To be done
Every line below that holds the string "this" should be copied out.

Given data
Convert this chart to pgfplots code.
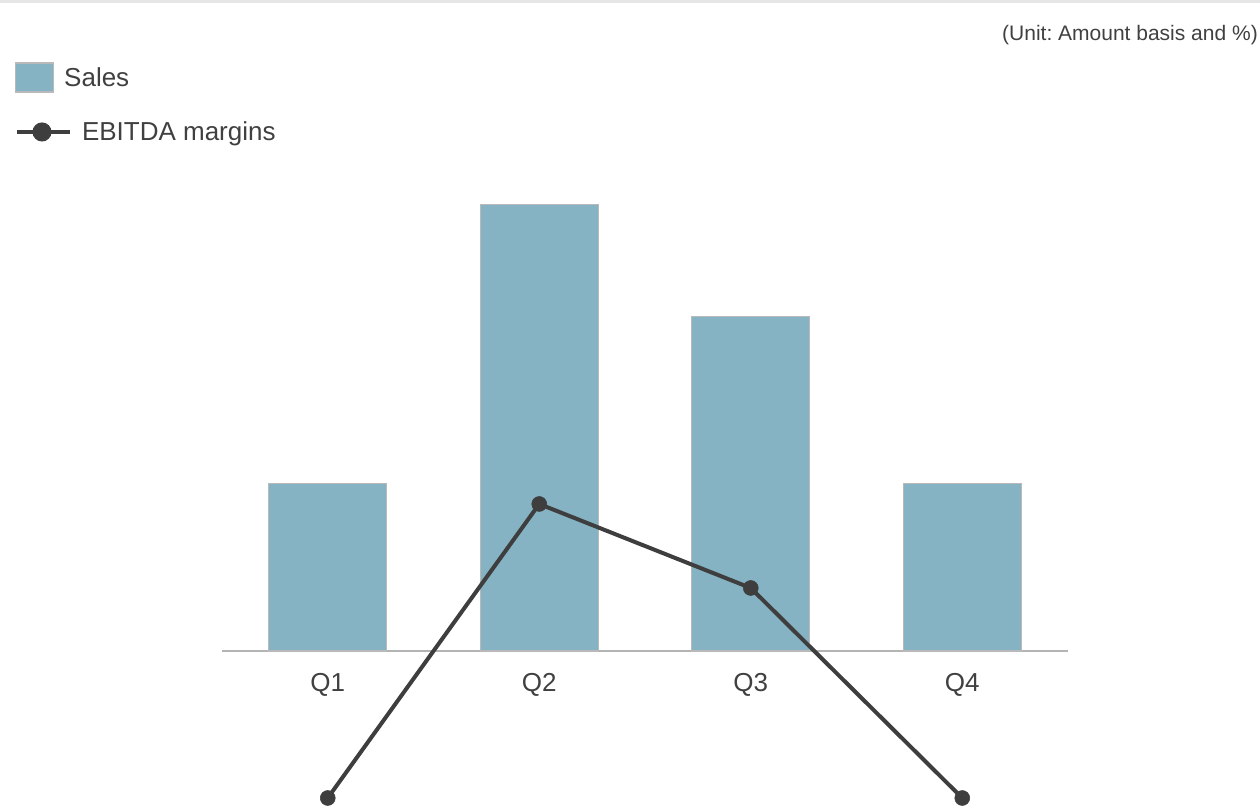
\documentclass[border=0pt]{standalone}
\usepackage{pgfplots}
\pgfplotsset{compat=1.18}
\usepackage{fontspec}
\setmainfont{Liberation Sans}
\frenchspacing

\definecolor{barfill}{RGB}{133,179,196}
\definecolor{baredge}{RGB}{185,185,185}
\definecolor{linecol}{RGB}{62,62,62}
\definecolor{txt}{RGB}{64,64,64}
\definecolor{axisgray}{RGB}{180,180,180}
\definecolor{topband}{RGB}{230,230,230}

% quarterly values
\pgfplotstableread{
q sales
0 3
1 8
2 6
3 3
}\salesdata
\pgfplotstableread{
q margin
0 -7
1 7
2 3
3 -7
}\margindata

\pgfplotsset{
  panel/.style={
    at={(222bp,0bp)}, anchor=south west,
    width=846bp, height=650bp, scale only axis,
    xmin=-0.5, xmax=3.5, clip=false,
  },
  keylegend/.style={
    legend style={
      at={(axis description cs:#1)}, anchor=west,
      draw=none, fill=none, inner sep=0pt, outer sep=0pt,
      font=\fontsize{26bp}{30bp}\selectfont, text=txt,
      column sep=10bp, nodes={inner sep=0pt},
    },
    legend cell align=left,
  },
}

\begin{document}
\begin{tikzpicture}
\useasboundingbox (0,0) rectangle (1260bp,807bp);
\fill[topband] (0,804bp) rectangle (1260bp,807bp);
\node[anchor=base east, inner sep=0pt, text=txt, font=\fontsize{21bp}{25bp}\selectfont]
  at (1258bp,766bp) {(Unit: Amount basis and \%)};

% sales bars
\begin{axis}[
  panel,
  ymin=-2.7957, ymax=8.853,
  axis x line=middle, axis y line=none,
  x axis line style={-, draw=axisgray, line width=1.8bp},
  xtick={0,1,2,3}, xticklabels={Q1,Q2,Q3,Q4},
  major tick length=0pt, ytick=\empty,
  xticklabel style={font=\fontsize{26bp}{30bp}\selectfont, text=txt,
    inner sep=0pt, anchor=north, yshift=-22bp},
  ybar, bar width=118bp,
  keylegend={-0.24468,1.1223},
]
\addplot[fill=barfill, draw=baredge, line width=1.2bp,
  legend image code/.code={\draw[fill=barfill, draw=baredge, line width=1.2bp]
    (0bp,-14.5bp) rectangle (38bp,14.5bp);}]
  table[x=q, y=sales] {\salesdata};
\addlegendentry{Sales}
\end{axis}

% EBITDA margin line
\begin{axis}[
  panel,
  ymin=-7.4286, ymax=23.5238,
  hide axis,
  keylegend={-0.24468,1.03846},
]
\addplot[linecol, line width=4bp, mark=*, mark size=7.5bp,
  mark options={solid, fill=linecol, draw=linecol, line width=0.5bp},
  legend image code/.code={\draw[linecol, line width=4bp] (0bp,0bp) -- (53bp,0bp);
    \fill[linecol] (25bp,0bp) circle (7.5bp);}]
  table[x=q, y=margin] {\margindata};
\addlegendentry{EBITDA margins}
\end{axis}
\end{tikzpicture}
\end{document}
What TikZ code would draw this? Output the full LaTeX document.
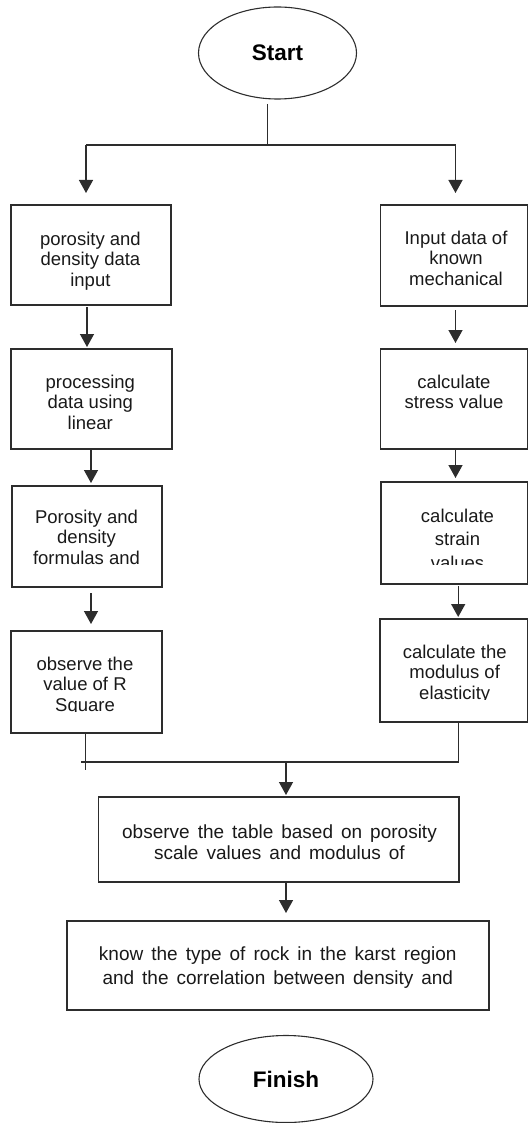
\documentclass[tikz,border=0pt]{standalone}
\usepackage{fontspec}
\setmainfont{Liberation Sans}
\usetikzlibrary{arrows.meta,shapes.geometric}
\definecolor{lc}{RGB}{45,45,45}
\newcommand{\mystrut}{\rule{0pt}{14pt}}
\newcommand{\wideA}{\fontsize{19}{21}\selectfont\spaceskip=8pt\relax}
\newcommand{\wideB}{\fontsize{19}{24}\selectfont\spaceskip=8pt\relax}
\tikzset{
  ln/.style={draw=lc, line width=1.4pt},
  arr/.style={ln, -{Triangle[width=14pt,length=13pt]}},
  boxn/.style={draw=lc, line width=1.4pt, rectangle, inner sep=0pt},
  txt/.style={anchor=north, inner sep=0pt, align=center, text=black!90,
              font=\fontsize{18.5}{20.5}\selectfont},
  oval/.style={draw=lc, line width=1.1pt, ellipse, inner sep=0pt, text=black,
               font=\bfseries\fontsize{22.5}{24}\selectfont},
}
\begin{document}
\begin{tikzpicture}[x=1pt,y=-1pt]
\useasboundingbox (0,0) rectangle (529,1123);

% terminals
\node[oval, minimum width=158pt, minimum height=92pt] (start) at (277.5,53) {Start};
\node[oval, minimum width=174pt, minimum height=87pt] (finish) at (286,1079) {Finish};

% boxes
\node[boxn, minimum width=160pt, minimum height=100pt] (L1) at (91,255) {};
\node[boxn, minimum width=161pt, minimum height=100pt] (L2) at (91.5,399) {};
\node[boxn, minimum width=150pt, minimum height=101pt] (L3) at (87,536.5) {};
\node[boxn, minimum width=151pt, minimum height=102pt] (L4) at (86.5,682) {};
\node[boxn, minimum width=147pt, minimum height=101pt] (R1) at (454,255.5) {};
\node[boxn, minimum width=147pt, minimum height=100pt] (R2) at (454,399) {};
\node[boxn, minimum width=146.5pt, minimum height=102pt] (R3) at (454.25,533) {};
\node[boxn, minimum width=147.5pt, minimum height=103pt] (R4) at (453.75,670.5) {};
\node[boxn, minimum width=360.5pt, minimum height=85pt] (B1) at (278.75,839.5) {};
\node[boxn, minimum width=422pt, minimum height=89pt] (B2) at (278,965.5) {};

% texts
\node[txt] (tL1) at (90.4,231) {\mystrut porosity and\\density data\\input};
\node[txt] (tL2) at (90.3,374) {\mystrut processing\\data using\\linear};
\node[txt] (tL3) at (86.5,509) {\mystrut Porosity and\\density\\formulas and};
\begin{scope}
  \clip (12,640) rectangle (161,711.5);
  \node[txt] (tL4) at (85,656) {\mystrut observe the\\value of R\\Square};
\end{scope}
\node[txt] (tR1) at (456,230) {\mystrut Input data of\\known\\mechanical};
\node[txt] (tR2) at (454,374) {\mystrut calculate\\stress value};
\begin{scope}
  \clip (382,490) rectangle (527,564);
  \node[txt, font=\fontsize{18.5}{23.5}\selectfont] (tR3) at (457.5,508) {\mystrut calculate\\strain\\values};
\end{scope}
\begin{scope}
  \clip (381,628) rectangle (527,699.5);
  \node[txt] (tR4) at (454.7,644) {\mystrut calculate the\\modulus of\\elasticity};
\end{scope}
\node[txt, font=\wideA] (tB1) at (279.5,824) {\mystrut observe the table based on porosity\\scale values and modulus of};
\node[txt, font=\wideB] (tB2) at (277.8,946) {\mystrut know the type of rock in the karst region\\and the correlation between density and};

% connector points
\coordinate (s0) at (267.7,104);
\coordinate (s1) at (267.7,145);
\coordinate (jl) at (86,145);
\coordinate (jr) at (455.5,145);
\coordinate (aL1) at (86,193);
\coordinate (aR1) at (455.5,193);
\coordinate (a3s) at (87,307);   \coordinate (a3e) at (87,347);
\coordinate (a4s) at (91,450);   \coordinate (a4e) at (91,483);
\coordinate (a5s) at (91,593);   \coordinate (a5e) at (91,624);
\coordinate (a6s) at (455.5,310); \coordinate (a6e) at (455.5,343);
\coordinate (a7s) at (455.5,450); \coordinate (a7e) at (455.5,478);
\coordinate (a8s) at (458.2,586); \coordinate (a8e) at (458.2,617);
\coordinate (m0) at (85.4,733);  \coordinate (m1) at (85.4,770);
\coordinate (r0) at (458.5,722); \coordinate (r1) at (458.5,762);
\coordinate (ml) at (81,762);
\coordinate (mj) at (286,762);   \coordinate (a9e) at (286,795);
\coordinate (a10s) at (286,882); \coordinate (a10e) at (286,913);

% connectors
\draw[ln] (s0) -- (s1);
\draw[ln] (jl) -- (jr);
\draw[arr] (jl) -- (aL1);
\draw[arr] (jr) -- (aR1);
\draw[arr] (a3s) -- (a3e);
\draw[arr] (a4s) -- (a4e);
\draw[arr] (a5s) -- (a5e);
\draw[arr] (a6s) -- (a6e);
\draw[arr] (a7s) -- (a7e);
\draw[arr] (a8s) -- (a8e);
\draw[ln] (m0) -- (m1);
\draw[ln] (r0) -- (r1) -- (ml);
\draw[arr] (mj) -- (a9e);
\draw[arr] (a10s) -- (a10e);
\end{tikzpicture}
\end{document}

Answer to the task
Convert this chart to pgfplots code.
What TikZ code would draw this? Output the full LaTeX document.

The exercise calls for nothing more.